## Begin Information supplied

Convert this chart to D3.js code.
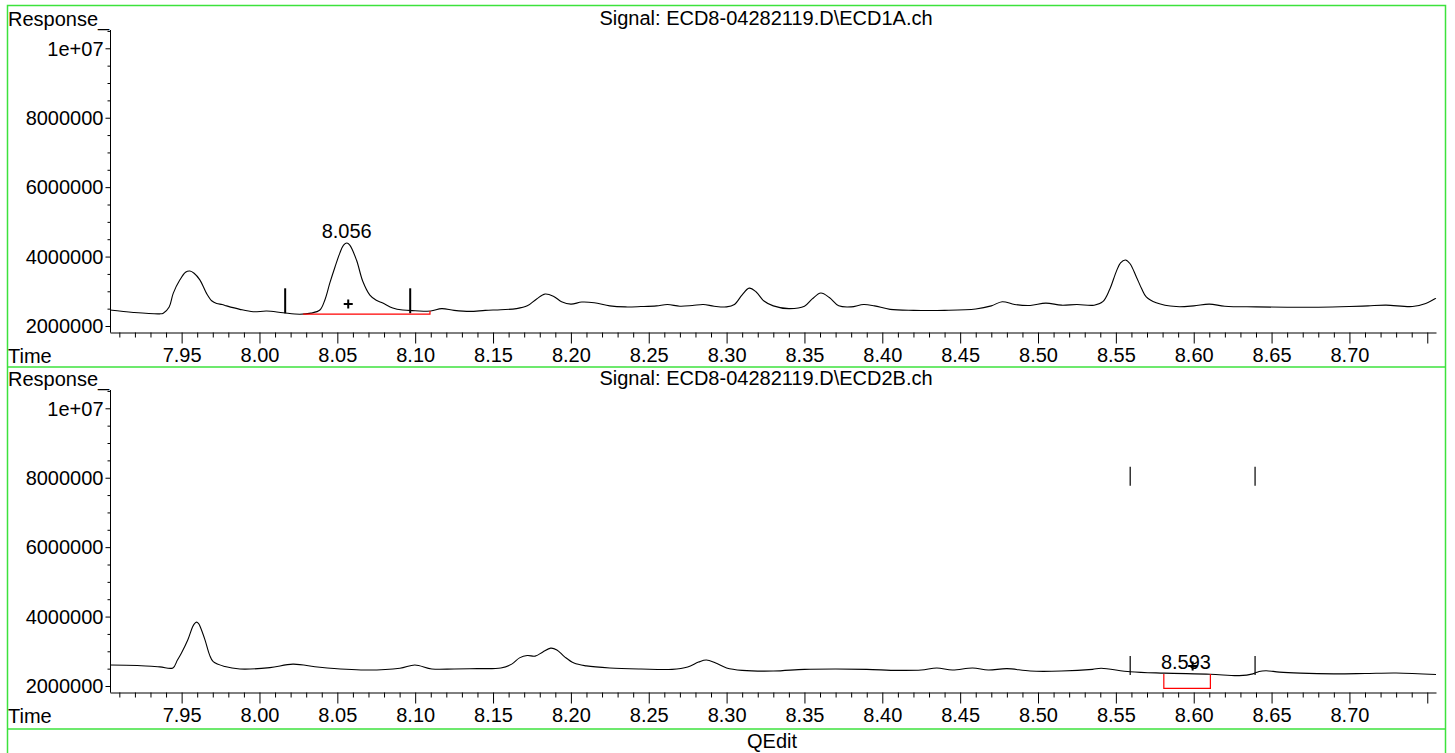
<!DOCTYPE html>
<html>
<head>
<meta charset="utf-8">
<script src="https://cdn.jsdelivr.net/npm/d3@7"></script>
<style>
  body { margin: 0; background: #fff; }
  svg { display: block; font-family: "Liberation Sans", Arial, sans-serif; }
  .lbl { font-size: 20px; fill: #000; }
</style>
</head>
<body>
<svg width="1455" height="753"></svg>
<script>
// ---- data ----
const topTitle = 'Signal: ECD8-04282119.D\\ECD1A.ch'
const bottomTitle = 'Signal: ECD8-04282119.D\\ECD2B.ch'

// ECD1A trace (time, response)
const topTimes = [7.904, 7.919, 7.936, 7.9382, 7.942, 7.9446, 7.9489, 7.9525, 7.9553, 7.958, 7.9617, 7.966, 7.9695, 7.9725, 7.976, 7.9789,
  7.9874, 7.996, 8.0046, 8.0152, 8.0259, 8.033, 8.0388, 8.042, 8.0452, 8.0485, 8.0516, 8.054, 8.0561, 8.058, 8.0623, 8.0664, 8.0709, 8.075,
  8.0792, 8.0856, 8.092, 8.100, 8.110, 8.117, 8.125, 8.135, 8.145, 8.155, 8.165, 8.172, 8.178, 8.1835, 8.189, 8.194, 8.200, 8.207, 8.215,
  8.225, 8.235, 8.245, 8.255, 8.262, 8.270, 8.278, 8.285, 8.292, 8.300, 8.305, 8.310, 8.3145, 8.319, 8.324, 8.330, 8.340, 8.350, 8.355,
  8.3605, 8.366, 8.372, 8.380, 8.388, 8.395, 8.405, 8.420, 8.440, 8.460, 8.470, 8.477, 8.485, 8.495, 8.505, 8.515, 8.525, 8.536, 8.5416,
  8.546, 8.5502, 8.553, 8.5562, 8.559, 8.5631, 8.5665, 8.5695, 8.5759, 8.5887, 8.600, 8.610, 8.620, 8.640, 8.660, 8.680, 8.700, 8.712,
  8.7235, 8.7405, 8.749, 8.7556]
const topValues = [2.46e6, 2.39e6, 2.35e6, 2.37e6, 2.55e6, 2.94e6, 3.33e6, 3.55e6, 3.585e6, 3.52e6, 3.33e6, 2.94e6, 2.72e6, 2.65e6, 2.62e6, 2.58e6,
  2.48e6, 2.41e6, 2.43e6, 2.38e6, 2.34e6, 2.37e6, 2.46e6, 2.75e6, 3.24e6, 3.70e6, 4.10e6, 4.33e6, 4.39e6, 4.33e6, 3.90e6, 3.28e6, 2.89e6, 2.74e6,
  2.66e6, 2.52e6, 2.46e6, 2.44e6, 2.43e6, 2.50e6, 2.45e6, 2.42e6, 2.45e6, 2.47e6, 2.50e6, 2.58e6, 2.78e6, 2.92e6, 2.85e6, 2.70e6, 2.63e6, 2.69e6, 2.67e6,
  2.58e6, 2.55e6, 2.56e6, 2.58e6, 2.62e6, 2.57e6, 2.59e6, 2.62e6, 2.57e6, 2.55e6, 2.62e6, 2.90e6, 3.09e6, 2.98e6, 2.72e6, 2.58e6, 2.50e6, 2.57e6, 2.78e6,
  2.95e6, 2.82e6, 2.58e6, 2.55e6, 2.62e6, 2.58e6, 2.48e6, 2.45e6, 2.45e6, 2.49e6, 2.58e6, 2.70e6, 2.62e6, 2.59e6, 2.66e6, 2.60e6, 2.62e6, 2.60e6, 2.70e6,
  3.05e6, 3.56e6, 3.82e6, 3.90e6, 3.80e6, 3.42e6, 3.08e6, 2.84e6, 2.67e6, 2.56e6, 2.58e6, 2.63e6, 2.57e6, 2.55e6, 2.54e6, 2.54e6, 2.56e6, 2.58e6,
  2.60e6, 2.56e6, 2.65e6, 2.80e6]

// ECD2B trace (time, response)
const bottomTimes = [7.904, 7.9215, 7.936, 7.9444, 7.9473, 7.9499, 7.954, 7.957, 7.9583, 7.9596, 7.9609, 7.962, 7.965, 7.968, 7.9703, 7.9778, 7.9874, 8.0067,
  8.0215, 8.0388, 8.0677, 8.0902, 8.0998, 8.1107, 8.125, 8.140, 8.155, 8.162, 8.167, 8.172, 8.177, 8.182, 8.187, 8.191, 8.196, 8.202, 8.210,
  8.225, 8.245, 8.265, 8.275, 8.282, 8.287, 8.293, 8.300, 8.310, 8.330, 8.350, 8.370, 8.390, 8.410, 8.425, 8.435, 8.445, 8.458, 8.468, 8.480,
  8.495, 8.515, 8.535, 8.5405, 8.5592, 8.581, 8.6107, 8.6293, 8.638, 8.642, 8.6465, 8.655, 8.6684, 8.690, 8.710, 8.730, 8.7556]
const bottomValues = [2.605e6, 2.59e6, 2.55e6, 2.52e6, 2.75e6, 2.95e6, 3.33e6, 3.70e6, 3.80e6, 3.84e6, 3.80e6, 3.70e6, 3.33e6, 2.89e6, 2.70e6, 2.56e6, 2.49e6, 2.53e6,
  2.63e6, 2.54e6, 2.46e6, 2.51e6, 2.605e6, 2.49e6, 2.49e6, 2.50e6, 2.52e6, 2.63e6, 2.81e6, 2.88e6, 2.86e6, 2.98e6, 3.09e6, 3.04e6, 2.84e6, 2.66e6, 2.58e6,
  2.52e6, 2.49e6, 2.48e6, 2.55e6, 2.69e6, 2.75e6, 2.66e6, 2.52e6, 2.45e6, 2.43e6, 2.48e6, 2.49e6, 2.48e6, 2.45e6, 2.46e6, 2.52e6, 2.46e6, 2.52e6, 2.46e6, 2.50e6,
  2.43e6, 2.43e6, 2.48e6, 2.51e6, 2.41e6, 2.37e6, 2.34e6, 2.30e6, 2.35e6, 2.42e6, 2.44e6, 2.40e6, 2.37e6, 2.35e6, 2.36e6, 2.375e6, 2.33e6]

// peak annotations
const topPeak = { label: '8.056', rt: 8.056, labelValue: 4.39e6, plus: [8.057, 2.634e6],
  markTimes: [8.0165, 8.0968], markRanges: [[2.366e6, 3.086e6]],
  bracket: [[8.028, 2.34e6], [8.1095, 2.34e6], [8.1095, 2.43e6]] }
const bottomPeak = { label: '8.593', rt: 8.595, labelValue: 2.36e6, plus: [8.5993, 2.576e6],
  markTimes: [8.5592, 8.6394], markRanges: [[2.317e6, 2.864e6], [7.771e6, 8.318e6]],
  bracket: [[8.5808, 2.346e6], [8.5808, 1.934e6], [8.6107, 1.934e6], [8.6107, 2.346e6]] }

const xTickValues = [7.95, 8.00, 8.05, 8.10, 8.15, 8.20, 8.25, 8.30, 8.35, 8.40, 8.45, 8.50, 8.55, 8.60, 8.65, 8.70, 8.75]
const xTickLabels = ['7.95', '8.00', '8.05', '8.10', '8.15', '8.20', '8.25', '8.30', '8.35', '8.40', '8.45', '8.50', '8.55', '8.60', '8.65', '8.70', '']
const yTickValues = [2e6, 4e6, 6e6, 8e6, 1e7]
const yTickLabels = ['2000000', '4000000', '6000000', '8000000', '1e+07']

// ---- layout ----
const svg = d3.select('svg')
const green = '#3ce23c'
const panelH = 360

const xScale = d3.scaleLinear().domain([7.904, 8.7556]).range([110, 1436])

// 外枠（緑）
svg.append('path')
  .attr('d', 'M7.5,760 V5.5 H1445.5 V760')
  .attr('fill', 'none').attr('stroke', green).attr('stroke-width', 1.5)
;[367, 729].forEach(y => {
  svg.append('line').attr('x1', 7.5).attr('x2', 1445.5).attr('y1', y).attr('y2', y)
    .attr('stroke', green).attr('stroke-width', 1.5)
})

svg.append('text').attr('class', 'lbl').attr('x', 772).attr('y', 748)
  .attr('text-anchor', 'middle').text('QEdit')

function drawPanel (offset, title, times, values, peak) {
  const g = svg.append('g').attr('transform', `translate(0, ${offset})`)
  const yScale = d3.scaleLinear().domain([1.807e6, 1.0527e7]).range([332.7, 30])

  // y軸
  const yMinor = d3.range(4, 22).map(i => i * 5e5).filter(v => !yTickValues.includes(v))
  g.append('g').attr('transform', 'translate(110.5,0)')
    .call(d3.axisLeft(yScale).tickValues(yMinor).tickSize(3).tickFormat('').tickSizeOuter(0))
    .call(s => s.select('.domain').remove())
  const yAxis = g.append('g').attr('transform', 'translate(110.5,0)')
    .call(d3.axisLeft(yScale).tickValues(yTickValues).tickSize(5).tickSizeOuter(0)
      .tickFormat((d, i) => yTickLabels[i]))
  yAxis.select('.domain').attr('d', `M0,${yScale.range()[1]}V${yScale.range()[0]}`)
  yAxis.selectAll('text').attr('class', 'lbl').attr('font-size', null).attr('font-family', null)
    .attr('x', -7).attr('dy', '0.34em')

  // x軸
  const xMinor = d3.range(791, 876).map(i => i / 100).filter(v => !xTickValues.some(t => Math.abs(t - v) < 1e-9))
  g.append('g').attr('transform', 'translate(0,332.5)')
    .call(d3.axisBottom(xScale).tickValues(xMinor).tickSize(5).tickFormat('').tickSizeOuter(0))
    .call(s => s.select('.domain').remove())
  const xAxis = g.append('g').attr('transform', 'translate(0,332.5)')
    .call(d3.axisBottom(xScale).tickValues(xTickValues).tickSize(11).tickSizeOuter(0)
      .tickFormat((d, i) => xTickLabels[i]))
  xAxis.selectAll('text').attr('class', 'lbl').attr('font-size', null).attr('font-family', null)
    .attr('y', 29.5).attr('dy', null)

  g.append('text').attr('class', 'lbl').attr('x', 8).attr('y', 363).text('Time')
  g.append('text').attr('class', 'lbl').attr('x', 8).attr('y', 26).text('Response_')
  g.append('text').attr('class', 'lbl').attr('x', 766).attr('y', 25)
    .attr('text-anchor', 'middle').text(title)

  // トレース
  const line = d3.line()
    .x((d, i) => xScale(times[i]))
    .y((d, i) => yScale(values[i]))
    .curve(d3.curveCatmullRom.alpha(0.5))
  g.append('path').datum(values).attr('d', line)
    .attr('fill', 'none').attr('stroke', '#000').attr('stroke-width', 1.1)

  // 積分範囲のマーカー
  peak.markTimes.forEach(t => {
    peak.markRanges.forEach(r => {
      g.append('line')
        .attr('x1', xScale(t)).attr('x2', xScale(t))
        .attr('y1', yScale(r[0])).attr('y2', yScale(r[1]))
        .attr('stroke', '#000').attr('stroke-width', offset === 0 ? 2 : 1.2)
    })
  })
  g.append('path')
    .attr('d', d3.line().x(d => xScale(d[0])).y(d => yScale(d[1]))(peak.bracket))
    .attr('fill', 'none').attr('stroke', '#f00').attr('stroke-width', 1.2)

  g.append('text').attr('class', 'lbl')
    .attr('x', xScale(peak.rt)).attr('y', yScale(peak.labelValue) - 5)
    .attr('text-anchor', 'middle').text(peak.label)

  const px = xScale(peak.plus[0])
  const py = yScale(peak.plus[1])
  g.append('path').attr('d', `M${px - 4.5},${py}H${px + 4.5}M${px},${py - 4.5}V${py + 4.5}`)
    .attr('stroke', '#000').attr('stroke-width', 2)
}

drawPanel(0, topTitle, topTimes, topValues, topPeak)
drawPanel(panelH, bottomTitle, bottomTimes, bottomValues, bottomPeak)
</script>
</body>
</html>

## End Information supplied

— Task objective —
Return exactly what appears from the opening line of the material through the line with "const bottomTitle = 'Signal: ECD8-04282119.D\\ECD2B.ch'", apart from the pictures.

— Exercise output —
Convert this chart to D3.js code.
<!DOCTYPE html>
<html>
<head>
<meta charset="utf-8">
<script src="https://cdn.jsdelivr.net/npm/d3@7"></script>
<style>
  body { margin: 0; background: #fff; }
  svg { display: block; font-family: "Liberation Sans", Arial, sans-serif; }
  .lbl { font-size: 20px; fill: #000; }
</style>
</head>
<body>
<svg width="1455" height="753"></svg>
<script>
// ---- data ----
const topTitle = 'Signal: ECD8-04282119.D\\ECD1A.ch'
const bottomTitle = 'Signal: ECD8-04282119.D\\ECD2B.ch'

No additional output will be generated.